The full text reads:
While the sale of cannabis is tolerated at the front door, stock acquisition is now illegal. The VVD wants to end this strange situation and regulate the policy on soft drugs in a smarter way. It’s time to redesign the entire domain surrounding soft drugs. This redevelopment can only take place on a national level. Municipalities should stop experiments with cannabis cultivation as soon as possible.
It’s not exactly quite clear whom or what the last sentence refers to. Although local authorities and mayors have repeatedly called on the national government to allow experiments with regulated cultivation, no such experiments have begun. The only exception might be the city of Amsterdam, which has been tolerant of the first Dutch cannabis social club, The Tree of Life, since it opened there in 2014. But even in that case, the local prosecutor issued a statement declaring the club’s activities illegal.
In a statement about the amendment, its authors wrote that “the legislation in the chain from production to the use of soft drugs, including cannabis, is illogical”
“Another, smarter form of regulation of soft drugs is needed,” they said, “based on both the position of the Netherlands from an international perspective (especially in border regions) and also the manageability in view of public health.”
The shift in stance is symbolic. But is it the long-awaited turning point for the country that pioneered pragmatic cannabis policy and invented coffeeshops?
There are no guarantees in politics, but it certainly seems like it. When current Minister of Justice Ard van der Steur was still in Parliament, he said that if the VVD party congress were to vote in favor of regulation, he too would change course. The question now is to what extent. The general language of the amendment leaves quite a bit room for interpretation. VVD hardliner Fred Teeven, a former underminister of justice who resigned after a scandal involving secret payments to a hash millionaire, claimed that he interprets the amendment as meaning “everything will stay the same.”
One thing is certain: Cannabis is now firmly on the agenda of the campaigns leading up to the national elections on March 15. And while the recent victories in the eight American states that voted for cannabis reform have hardly made the news here so far, with media focusing entirely on Donald Trump, that could change. The Netherlands could certainly learn a great deal from the different approaches to regulation in various US states.

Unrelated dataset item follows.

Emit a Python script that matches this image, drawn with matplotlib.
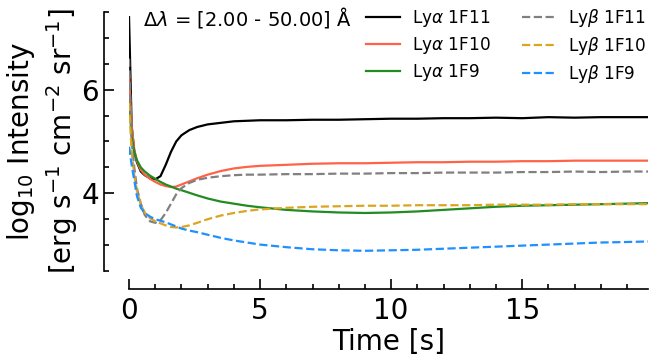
"""
Lyman line intensities vs time for the 1F9 / 1F10 / 1F11 runs
"""

# Libs
import matplotlib
matplotlib.use("Agg")
import matplotlib.pyplot as plt
from matplotlib.ticker import MultipleLocator

# ------------------ Data
time = [0.0, 0.1, 0.2, 0.3, 0.45, 0.6, 0.8, 1.0, 1.2, 1.4, 1.6, 1.8, 2.0, 2.3, 2.6, 3.0, 3.5,
        4.0, 4.5, 5.0, 6.0, 7.0, 8.0, 9.0, 10.0, 11.0, 12.0, 13.0, 14.0, 15.0, 16.0, 17.0,
        18.0, 19.0, 19.8]

lya_1f11 = [7.40, 5.30, 4.80, 4.60, 4.42, 4.35, 4.29, 4.27, 4.33, 4.55, 4.80, 5.00, 5.12, 5.22,
            5.28, 5.33, 5.36, 5.39, 5.40, 5.41, 5.41, 5.42, 5.42, 5.43, 5.44, 5.44, 5.45, 5.45,
            5.46, 5.45, 5.47, 5.46, 5.47, 5.47, 5.47]
lya_1f10 = [6.30, 5.30, 4.85, 4.62, 4.45, 4.36, 4.28, 4.22, 4.17, 4.14, 4.12, 4.13, 4.17, 4.23,
            4.29, 4.36, 4.43, 4.48, 4.51, 4.53, 4.55, 4.57, 4.58, 4.58, 4.59, 4.60, 4.60, 4.61,
            4.61, 4.62, 4.62, 4.63, 4.63, 4.63, 4.63]
lya_1f9 = [5.80, 5.10, 4.80, 4.64, 4.50, 4.42, 4.34, 4.28, 4.22, 4.17, 4.13, 4.09, 4.06, 4.01,
           3.96, 3.90, 3.84, 3.80, 3.76, 3.73, 3.68, 3.65, 3.63, 3.62, 3.63, 3.65, 3.68, 3.71,
           3.74, 3.76, 3.77, 3.78, 3.79, 3.80, 3.81]
lyb_1f11 = [6.60, 5.00, 4.50, 4.10, 3.80, 3.58, 3.46, 3.43, 3.48, 3.62, 3.80, 3.98, 4.10, 4.20,
            4.26, 4.30, 4.33, 4.35, 4.36, 4.36, 4.37, 4.37, 4.38, 4.38, 4.39, 4.39, 4.40, 4.40,
            4.40, 4.41, 4.41, 4.42, 4.41, 4.42, 4.42]
lyb_1f10 = [5.75, 4.80, 4.35, 4.05, 3.78, 3.63, 3.52, 3.46, 3.42, 3.38, 3.35, 3.34, 3.35, 3.38,
            3.43, 3.50, 3.57, 3.62, 3.66, 3.69, 3.72, 3.74, 3.75, 3.76, 3.76, 3.77, 3.77, 3.77,
            3.78, 3.78, 3.78, 3.79, 3.79, 3.79, 3.79]
lyb_1f9 = [4.90, 4.55, 4.25, 3.95, 3.72, 3.62, 3.55, 3.50, 3.47, 3.44, 3.40, 3.36, 3.32, 3.28,
           3.25, 3.20, 3.14, 3.09, 3.05, 3.01, 2.96, 2.92, 2.90, 2.89, 2.90, 2.91, 2.93, 2.95,
           2.97, 2.99, 3.01, 3.03, 3.05, 3.06, 3.07]

series = [
    (lya_1f11, r"Ly$\alpha$ 1F11", "black", "-"),
    (lya_1f10, r"Ly$\alpha$ 1F10", "tomato", "-"),
    (lya_1f9, r"Ly$\alpha$ 1F9", "forestgreen", "-"),
    (lyb_1f11, r"Ly$\beta$ 1F11", "grey", "--"),
    (lyb_1f10, r"Ly$\beta$ 1F10", "goldenrod", "--"),
    (lyb_1f9, r"Ly$\beta$ 1F9", "dodgerblue", "--"),
]

# ------------------ Figure
fig = plt.figure(figsize=(6.51, 3.6), dpi=100)
ax = fig.add_axes([0.1982, 0.2472, 0.7972, 0.7195])

for values, label, color, ls in series:
    ax.plot(time, values, color=color, linestyle=ls, linewidth=1.6, label=label)

ax.set_xlim(0, 19.8)
ax.set_ylim(2.5, 7.5)

ax.xaxis.set_major_locator(MultipleLocator(5))
ax.xaxis.set_minor_locator(MultipleLocator(1))
ax.yaxis.set_major_locator(MultipleLocator(2))
ax.yaxis.set_minor_locator(MultipleLocator(0.5))

ax.tick_params(which="both", direction="in", labelsize=20, width=1.2)
ax.tick_params(which="major", length=7.2)
ax.tick_params(which="minor", length=3.6)
ax.tick_params(axis="x", which="major", pad=6)

# --> offset spines, no box
ax.spines["right"].set_visible(False)
ax.spines["top"].set_visible(False)
ax.spines["left"].set_position(("outward", 18))
ax.spines["bottom"].set_position(("outward", 13))
ax.spines["left"].set_linewidth(1.2)
ax.spines["bottom"].set_linewidth(1.2)

ax.set_xlabel("Time [s]", fontsize=20, labelpad=2)
ax.set_ylabel("log$_{10}$ Intensity\n[erg s$^{-1}$ cm$^{-2}$ sr$^{-1}$]", fontsize=20,
              linespacing=1.25, labelpad=1)

ax.legend(ncol=2, frameon=False, fontsize=12.2, loc="upper left",
          bbox_to_anchor=(0.428, 1.077), handlelength=2.0, handletextpad=0.7,
          columnspacing=1.85, labelspacing=0.35)

fig.text(0.22, 0.95, r"$\Delta\lambda$ = [2.00 - 50.00] $\mathrm{\AA}$", fontsize=14,
         va="center", ha="left")

plt.savefig("out.png", dpi=100)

To help focus the debate on concrete details, several Dutch NGOs have developed an online tool, called the Regulator, which explains the differences between eight different regulatory models. “We believe that the question should not be whether there should be rules on soft drugs,” the tool’s website says, “but of what kind. Other countries around the world are discussing this, so why not the Netherlands?” Three of the regulatory models draw from American states: Colorado, Washington state, and “California 1996.” The first two are adult-use systems, while the third model is based on the law that launched the United States’ first medical marijuana program.